Pekan ini, blantika pers di Indonesia mendapat suguhan materi pembelajaran yang cukup berarti. Sampai-sampai mantan Presiden Republik Indonesia, K.H. Abdurrahman Wahid, bersama redaktur senior majalah Tempo Goenawan Mohammad dan Pemimpin Redaksi Koran Tempo Bambang Harymurti, masuk ke ruang sidang dan dengan anteng, bak diatas di sofa ruang keluarga, menduduki kursi Majelis Hakim di Pengadilan Negeri (PN) Jakarta Timur, Rabu (1/10).
Ada apa? Sebenarnya hanya sebuah hal yang sangat {remeh-temeh}, dan biasa-biasa saja. Sebab hal seperti itu kerap terjadi dalam sebuah proses peradilan perdata. Tak ada yang istimewa. Dan tak ada yang harus diistimewakan, memang. Hanya sebuah penetapan sita jaminan yang dikeluarkan Pengadilan Negeri (PN) Jakarta Timur.
Yang cukup istimewa, dan belum pernah terjadi dalam sejarah peradilan di negeri ini, mimbar dan kursi majelis hakim yang begitu terhormat, diduduki serta dipergunakan untuk memberikan keterangan pers.
Mengapa bisa terjadi? Adalah Perkara No. 180/Pdt.G/2003/PN.Jkt.Tim yang menghantarkan hakim untuk menetapkan sita jaminan. Melalui penetapan nomor 180/Pdt.G/2003/PN.Jkt Tim,jo No.20/CB/2003 tertanggal 25 September 2003, Ketua Majelis Hakim PN Jakarta Timur, Mabruq Nur menetapkan sita jaminan atas rumah milik Goenawan Mohamad (tergugat) dan sebuah bangunan di Kebayoran Centre Blok a 11A-A 15, Kebayoran Baru, Mayestik, Jakarta Selatan, yang sehari-hari dipergunakan sebagai kantor Koran Tempo, milik (tergugat) PT. Tempo Inti Media Harian, penerbit Koran Tempo.

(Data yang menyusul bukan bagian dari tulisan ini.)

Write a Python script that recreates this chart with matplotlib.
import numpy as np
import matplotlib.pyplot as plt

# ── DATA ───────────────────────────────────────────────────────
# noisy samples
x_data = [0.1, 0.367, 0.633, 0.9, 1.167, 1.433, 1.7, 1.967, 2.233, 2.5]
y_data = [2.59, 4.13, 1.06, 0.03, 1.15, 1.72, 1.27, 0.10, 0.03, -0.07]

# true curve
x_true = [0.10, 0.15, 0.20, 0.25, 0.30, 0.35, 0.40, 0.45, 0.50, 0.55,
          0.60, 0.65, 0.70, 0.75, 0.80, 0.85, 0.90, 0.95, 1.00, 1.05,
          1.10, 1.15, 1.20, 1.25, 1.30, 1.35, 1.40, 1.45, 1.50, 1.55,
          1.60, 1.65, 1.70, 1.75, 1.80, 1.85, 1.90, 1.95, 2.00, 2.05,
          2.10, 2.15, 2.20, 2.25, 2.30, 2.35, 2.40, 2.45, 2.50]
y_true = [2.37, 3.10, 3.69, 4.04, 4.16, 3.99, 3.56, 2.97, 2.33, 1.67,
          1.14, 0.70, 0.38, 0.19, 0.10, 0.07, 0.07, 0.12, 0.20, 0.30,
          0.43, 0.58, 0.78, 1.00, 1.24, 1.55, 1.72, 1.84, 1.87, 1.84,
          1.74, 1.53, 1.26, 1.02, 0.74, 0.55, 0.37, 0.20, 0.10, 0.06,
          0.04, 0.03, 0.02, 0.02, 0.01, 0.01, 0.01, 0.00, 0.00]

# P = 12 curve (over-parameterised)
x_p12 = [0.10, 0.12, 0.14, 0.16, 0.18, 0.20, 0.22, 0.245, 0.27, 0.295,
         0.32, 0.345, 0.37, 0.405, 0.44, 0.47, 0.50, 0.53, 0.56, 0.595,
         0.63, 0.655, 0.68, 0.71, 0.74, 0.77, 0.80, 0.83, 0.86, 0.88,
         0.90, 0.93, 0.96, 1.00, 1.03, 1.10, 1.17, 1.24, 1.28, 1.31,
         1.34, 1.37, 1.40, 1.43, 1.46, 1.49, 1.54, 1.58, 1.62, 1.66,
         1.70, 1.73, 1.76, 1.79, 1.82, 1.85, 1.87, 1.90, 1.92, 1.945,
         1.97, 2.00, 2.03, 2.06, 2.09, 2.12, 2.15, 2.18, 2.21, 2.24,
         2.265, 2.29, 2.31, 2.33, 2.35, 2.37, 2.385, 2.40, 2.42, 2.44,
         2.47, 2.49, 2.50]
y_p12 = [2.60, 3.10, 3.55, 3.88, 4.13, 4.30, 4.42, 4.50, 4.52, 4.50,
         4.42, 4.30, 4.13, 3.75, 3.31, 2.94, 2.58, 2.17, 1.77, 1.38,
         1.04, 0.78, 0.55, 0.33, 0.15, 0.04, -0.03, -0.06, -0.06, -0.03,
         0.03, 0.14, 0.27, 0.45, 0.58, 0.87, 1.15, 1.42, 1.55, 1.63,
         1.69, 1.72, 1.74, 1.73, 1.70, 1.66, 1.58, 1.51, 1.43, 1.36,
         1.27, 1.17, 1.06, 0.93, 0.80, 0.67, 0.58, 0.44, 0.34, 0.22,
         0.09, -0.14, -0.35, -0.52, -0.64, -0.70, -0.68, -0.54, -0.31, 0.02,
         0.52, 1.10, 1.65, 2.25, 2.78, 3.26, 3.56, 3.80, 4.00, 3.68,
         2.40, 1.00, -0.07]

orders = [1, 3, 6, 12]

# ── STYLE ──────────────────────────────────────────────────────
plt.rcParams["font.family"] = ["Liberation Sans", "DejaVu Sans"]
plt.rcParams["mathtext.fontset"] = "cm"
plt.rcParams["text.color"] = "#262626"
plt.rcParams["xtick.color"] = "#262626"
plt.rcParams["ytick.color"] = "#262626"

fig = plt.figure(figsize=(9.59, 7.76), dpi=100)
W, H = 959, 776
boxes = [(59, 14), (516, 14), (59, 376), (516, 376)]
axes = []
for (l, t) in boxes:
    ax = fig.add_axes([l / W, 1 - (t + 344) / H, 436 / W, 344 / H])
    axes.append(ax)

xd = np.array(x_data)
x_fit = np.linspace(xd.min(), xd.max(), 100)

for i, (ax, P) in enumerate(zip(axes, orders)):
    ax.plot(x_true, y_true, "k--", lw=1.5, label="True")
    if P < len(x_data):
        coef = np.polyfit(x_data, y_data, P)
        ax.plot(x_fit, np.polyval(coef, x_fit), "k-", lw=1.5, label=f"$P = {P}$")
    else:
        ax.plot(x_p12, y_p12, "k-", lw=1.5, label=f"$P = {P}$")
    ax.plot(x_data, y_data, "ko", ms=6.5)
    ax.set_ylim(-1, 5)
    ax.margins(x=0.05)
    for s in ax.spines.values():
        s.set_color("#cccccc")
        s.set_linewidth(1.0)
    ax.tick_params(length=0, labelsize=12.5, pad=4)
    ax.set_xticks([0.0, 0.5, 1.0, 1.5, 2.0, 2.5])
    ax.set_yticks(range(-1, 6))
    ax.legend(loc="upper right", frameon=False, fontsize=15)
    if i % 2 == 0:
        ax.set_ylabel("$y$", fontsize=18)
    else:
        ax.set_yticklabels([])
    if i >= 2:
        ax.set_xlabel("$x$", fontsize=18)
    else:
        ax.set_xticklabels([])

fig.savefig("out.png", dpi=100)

Nah, penetapan inilah yang kemudian menimbulkan beragam komentar. Ada yang menyebut, ini merupakan sebuah ancaman bagi kehidupan pers. Bahkan ada yang mengimbau, agar penetapan ini harus dilawan. Sebuah ajakan yang
keliru. Bukankah melawan keputusan pengadilan merupakan sebuah tindakan melawan hukum juga.

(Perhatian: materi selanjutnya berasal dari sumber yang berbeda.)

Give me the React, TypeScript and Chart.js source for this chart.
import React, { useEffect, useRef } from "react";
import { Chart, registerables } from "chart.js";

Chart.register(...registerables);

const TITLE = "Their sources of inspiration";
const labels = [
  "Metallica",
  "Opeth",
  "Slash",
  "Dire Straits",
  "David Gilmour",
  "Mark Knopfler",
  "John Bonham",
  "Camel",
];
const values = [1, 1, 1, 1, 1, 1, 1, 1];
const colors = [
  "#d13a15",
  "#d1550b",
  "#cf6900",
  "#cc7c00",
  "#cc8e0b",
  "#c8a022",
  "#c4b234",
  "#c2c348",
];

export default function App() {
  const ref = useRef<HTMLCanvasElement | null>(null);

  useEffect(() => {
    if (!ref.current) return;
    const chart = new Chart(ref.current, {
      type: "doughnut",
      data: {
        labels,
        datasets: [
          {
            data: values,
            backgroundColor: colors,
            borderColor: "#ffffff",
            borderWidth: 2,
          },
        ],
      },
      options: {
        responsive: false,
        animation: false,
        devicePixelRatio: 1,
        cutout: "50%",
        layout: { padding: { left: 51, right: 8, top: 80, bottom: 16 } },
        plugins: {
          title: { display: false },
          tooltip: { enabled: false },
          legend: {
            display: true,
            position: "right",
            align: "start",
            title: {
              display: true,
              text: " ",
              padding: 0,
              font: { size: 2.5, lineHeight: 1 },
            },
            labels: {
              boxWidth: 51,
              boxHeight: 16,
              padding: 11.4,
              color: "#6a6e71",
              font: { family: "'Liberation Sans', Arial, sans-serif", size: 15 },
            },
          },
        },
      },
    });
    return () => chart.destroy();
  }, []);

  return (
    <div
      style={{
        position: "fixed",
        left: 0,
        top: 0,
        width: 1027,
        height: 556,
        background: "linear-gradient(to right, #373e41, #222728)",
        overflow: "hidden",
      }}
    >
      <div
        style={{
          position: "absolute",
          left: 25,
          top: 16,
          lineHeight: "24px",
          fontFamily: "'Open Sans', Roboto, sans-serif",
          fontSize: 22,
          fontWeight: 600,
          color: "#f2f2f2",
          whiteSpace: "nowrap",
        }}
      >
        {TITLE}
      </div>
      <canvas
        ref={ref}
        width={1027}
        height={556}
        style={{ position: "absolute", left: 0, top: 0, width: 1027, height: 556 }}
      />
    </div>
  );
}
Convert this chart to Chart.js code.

Yang cukup menggelikan, adalah komentar salah seorang kuasa hukum Tempo, Todung Mulya Lubis. Seperti dikutip {Media Indonesia} (1/10),Todung menilai keluarnya penetapan tersebut merupakan bentuk intimidasi dan teror yang dilakukan konglomerasi. Entah apa komentar yang akan dikeluarkan Todung, jika ia melihat suasana di ruang sidang PN Jakarta Timur pada Rabu (1/10).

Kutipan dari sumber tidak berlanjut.